22.2.13

Direito à revolta e liberdade de expressão



No ano lectivo de 1969-70 foi a academia portuguesa varrida por uma vaga de contestação que ainda não vi relatada em qualquer livro de história sobre a época. Consistia o movimento na iniciativa que muitos estudantes de várias escolas tomaram de questionarem de viva voz o que os mestres lhes ensinavam, designadamente no que tocava aos pressupostos ideológicos e políticos subjacentes a esse saber.

Descontando a surpresa ou mesmo o choque de que uma coisa assim pudesse ter lugar num país que, para todos os efeitos práticos, vivia em ditadura, o debate processou-se durante algum tempo num clima notavelmente civilizado, apenas ameaçado pelas pressões que o governo exercia sobre as direcções académicas para que pusessem cobro à subversão.

Foi então que, na Faculdade de Direito de Lisboa, alguém, que eu aliás muito bem conhecia dos bancos do Liceu, introduziu um estilo novo e mais excitante de contestação consistente em insultar os mestres e arremessar-lhes tomates e ovos quando o debate não evoluía a seu contento. Como talvez fosse de esperar naquele contexto, o estilo pegou, alastrou a outras escolas e motivou uma escalada de violência que não mais recuou até ao 25 de Abril.

Consumada a revolução, os debates em assembleias populares começaram por decorrer num geral ambiente de fraternidade e respeito pelas opiniões alheias, que todavia não durou mais que escassas semanas. Logo que se tratou de eleger direcções de sindicatos, de comissões de trabalhadores ou de comissões de moradores, os comunistas e alguns grupos esquerdistas recorreram prontamente ao método de intimidação dos opositores, muitas vezes coadjuvados por membros do MFA que acorriam às assembleias para impor respeito.

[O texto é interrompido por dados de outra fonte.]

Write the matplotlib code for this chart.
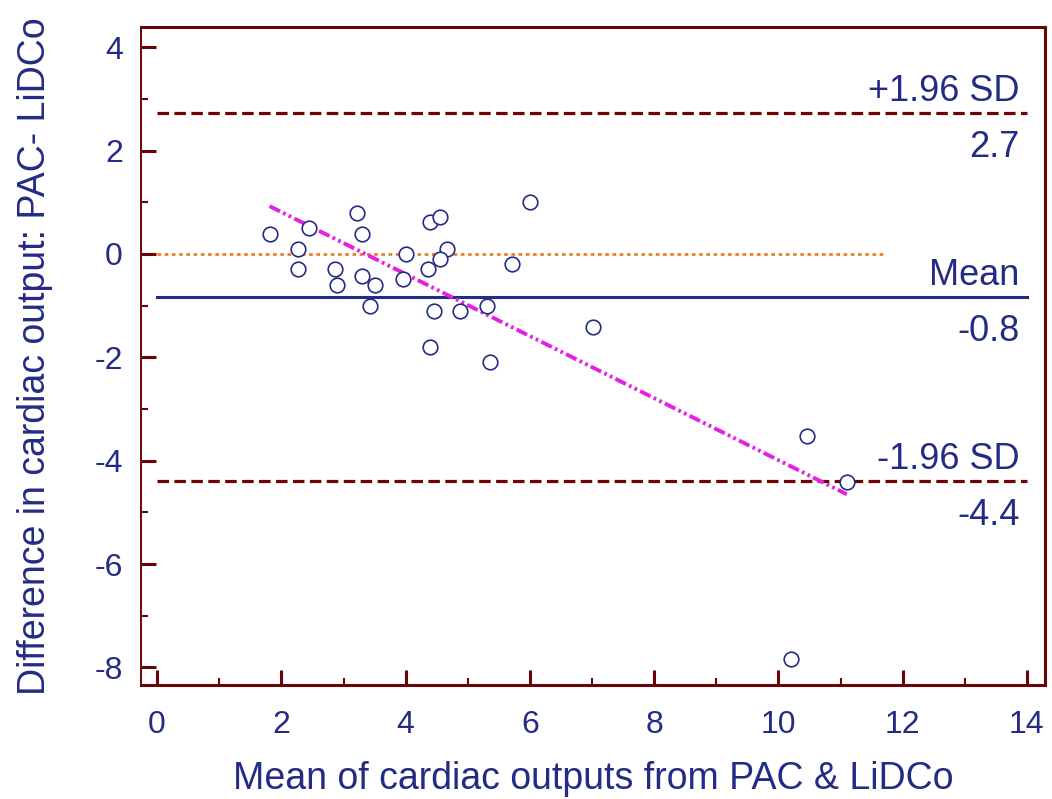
import numpy as np
import matplotlib
matplotlib.use("Agg")
import matplotlib.pyplot as plt
from matplotlib.ticker import MultipleLocator

plt.rcParams['font.family'] = ['Liberation Sans', 'DejaVu Sans']
plt.rcParams['axes.unicode_minus'] = False

# Bland-Altman data: mean of the two methods vs. their difference
mean_co = [1.81, 2.45, 2.26, 2.26, 2.87, 2.90, 3.21, 3.30, 3.30, 3.51,
           3.42, 4.00, 3.95, 4.36, 4.39, 4.55, 4.67, 4.55, 4.46, 4.40,
           4.87, 5.31, 5.35, 5.71, 6.00, 7.02, 10.46, 11.10, 10.21]
diff_co = [0.39, 0.50, 0.10, -0.30, -0.30, -0.60, 0.79, 0.39, -0.42, -0.60,
           -1.00, 0.00, -0.49, -0.30, 0.61, 0.72, 0.10, -0.10, -1.11, -1.81,
           -1.11, -1.00, -2.10, -0.20, 1.01, -1.41, -3.52, -4.41, -7.84]

bias = -0.84
loa_half_width = 3.56
loa_upper = bias + loa_half_width
loa_lower = bias - loa_half_width

# regression of difference on mean
reg_intercept = 2.01
reg_slope = -0.60

x_ticks = [0, 2, 4, 6, 8, 10, 12, 14]
y_ticks = [-8, -6, -4, -2, 0, 2, 4]

x_label = "Mean of cardiac outputs from PAC & LiDCo"
y_label = "Difference in cardiac output: PAC- LiDCo"

MAROON = "#6B0505"
NAVY = "#232C84"
ORANGE = "#EB7F24"
MAGENTA = "#E61EE6"

fig = plt.figure(figsize=(10.52, 7.99), dpi=100)
ax = fig.add_axes([0.134, 0.1427, 0.8593, 0.8235])
ax.set_xlim(-0.26, 14.29)
ax.set_ylim(-8.34, 4.39)

# reference lines
line_x0, line_x1 = 0, 14
ax.plot([line_x0, line_x1], [loa_upper, loa_upper], color=MAROON, lw=2.3,
        dashes=(3.6, 1.7), dash_capstyle='butt')
ax.plot([line_x0, line_x1], [loa_lower, loa_lower], color=MAROON, lw=2.3,
        dashes=(3.6, 1.7), dash_capstyle='butt')
ax.plot([line_x0, line_x1], [bias, bias], color=NAVY, lw=2.2)
ax.plot([line_x0, 11.7], [0, 0], color=ORANGE, lw=2.0, dashes=(1.3, 1.3),
        dash_capstyle='butt')

# regression line over the range of the data
rx = np.array([min(mean_co), max(mean_co)])
ax.plot(rx, reg_intercept + reg_slope * rx, color=MAGENTA, lw=2.8,
        dashes=(3.0, 0.9, 0.7, 0.9, 0.7, 0.9), dash_capstyle='butt')

# data points
ax.plot(mean_co, diff_co, linestyle='none', marker='o', markersize=10.5,
        markerfacecolor='white', markeredgecolor=NAVY, markeredgewidth=1.2)

# labels for the limits of agreement and the mean
tx = 13.88
label_kw = dict(color=NAVY, fontsize=26, ha='right', textcoords='offset points')
for val, name in [(loa_upper, "+1.96 SD"), (bias, "Mean"), (loa_lower, "-1.96 SD")]:
    ax.annotate(name, (tx, val), xytext=(0, 9), va='baseline', **label_kw)
    ax.annotate(f"{val:.1f}", (tx, val), xytext=(0, -12), va='top', **label_kw)

# axes styling
ax.set_xticks(x_ticks)
ax.set_yticks(y_ticks)
ax.xaxis.set_minor_locator(MultipleLocator(1))
ax.yaxis.set_minor_locator(MultipleLocator(1))
ax.tick_params(which='major', direction='in', length=10.8, width=2.2,
               color=MAROON, labelcolor=NAVY, labelsize=23,
               top=False, right=False)
ax.tick_params(which='minor', direction='in', length=5, width=1.5,
               color=MAROON, top=False, right=False)
ax.tick_params(axis='y', which='major', pad=13)
ax.tick_params(axis='x', which='major', pad=18)
for side, sp in ax.spines.items():
    sp.set_color(MAROON)
    sp.set_linewidth(2.2)
ax.spines['left'].set_linewidth(1.4)

ax.set_xlabel(x_label, fontsize=27, color=NAVY, labelpad=15)
ax.set_ylabel(y_label, fontsize=27, color=NAVY, labelpad=30)

fig.savefig("out.png", dpi=100, facecolor='white')
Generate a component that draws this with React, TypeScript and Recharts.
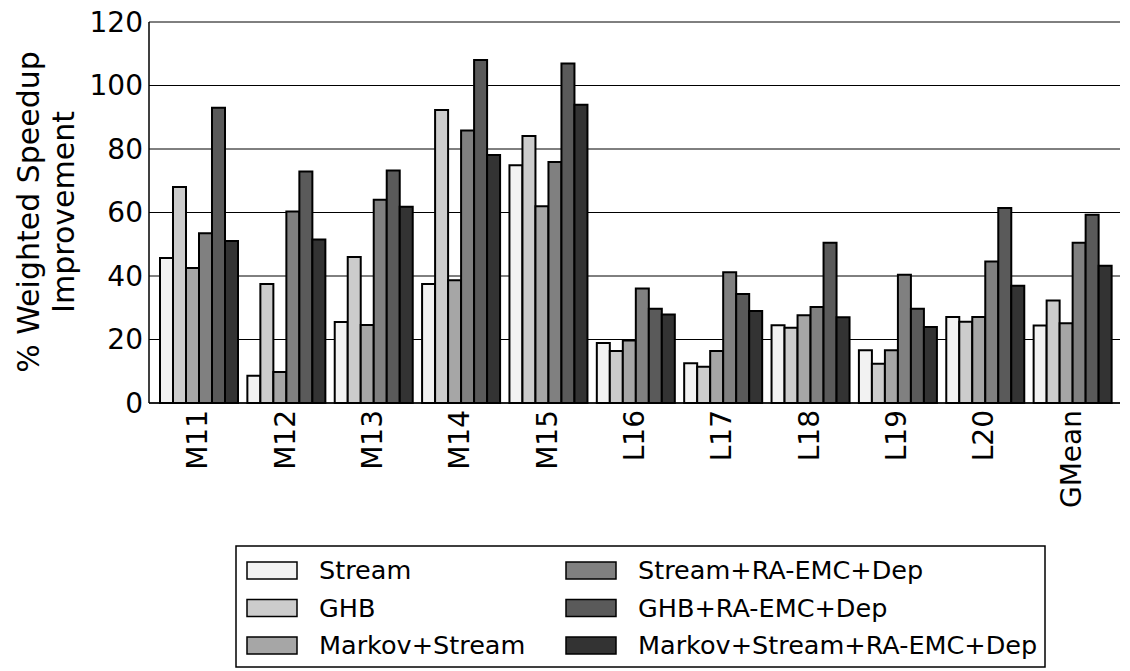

Os acontecimentos desta semana no ISCTE trouxeram-me de imediato à memória essas recordações ao mesmo tempo que me confirmam na ideia de que comunistas e esquerdistas pouco ou nada evoluíram desde então.

Como tentei mostrar, aprendi muito novo que a afirmação do nosso direito à liberdade de expressão facilmente entra em confronto com a liberdade de expressão dos outros. Ao contrário do que à primeira vista se poderia pensar, a liberdade de expressão é um bem rival, na medida em que os antagonistas entre si disputam o tempo e o espaço de que dispõem para se manifestarem perante uma dada audiência recorrendo a um determinado medium.

É evidente que Relvas beneficia da vantagem de poder exprimir-se recorrendo a meios muito mais poderosos do que aqueles que estão ao alcance do comum cidadão. Vai daí, os anónimos humilhados e ofendidos sentem-se no direito de silenciar o ministro numa situação particular sob o pretexto de que ele tem outras oportunidades para falar.

Mas a liberdade de expressão não pode admitir tais entorses. Relvas não tem apenas um direito genérico e abstracto a exprimir-se, ele tem o direito a exprimir-se onde e quando entender, especialmente quando foi expressamente convidado a fazê-lo. De outro modo, um direito genérico poderia ser sempre negado em condições particulares – estratégia que, de resto, sempre foi a aplicada nos países comunistas.

Entendo a revolta de quem é diariamente espezinhado da forma mais cruel por este governo, carecendo de meios para se defender, e entendo também que é dessa violência objectiva que por fim emerge a violência subjectiva de grupos mais ou menos organizados. Em última análise, a responsabilidade do que se está a passar é, pois, de Passos, Relvas e Gaspar, ou seja, da troika interna.

Mas isso não me fará aplaudir a utilização da violência, pelo menos enquanto houver formas civilizadas de manifestar por muitos e vários meios a nossa oposição a este revoltante estado de coisas.

Tudo poderia ser aceitável nas manifestações das últimas semanas – as manifestações, os discursos inflamados, as canções, mesmo os insultos, por descabidos que sejam – tudo, menos as intimidações físicas e a negação do direito à palavra dos adversários. No que toca aos insultos, a única coisa que me desagrada é que sejam tantas vezes absurdos (“fascistas!” “bandidos!” “ladrões”) quando tantos bem mais contundentes seriam na ocasião apropriados.

Se os excessos não forem atalhados a tempo, temo bem que a resistência popular vá por mau caminho.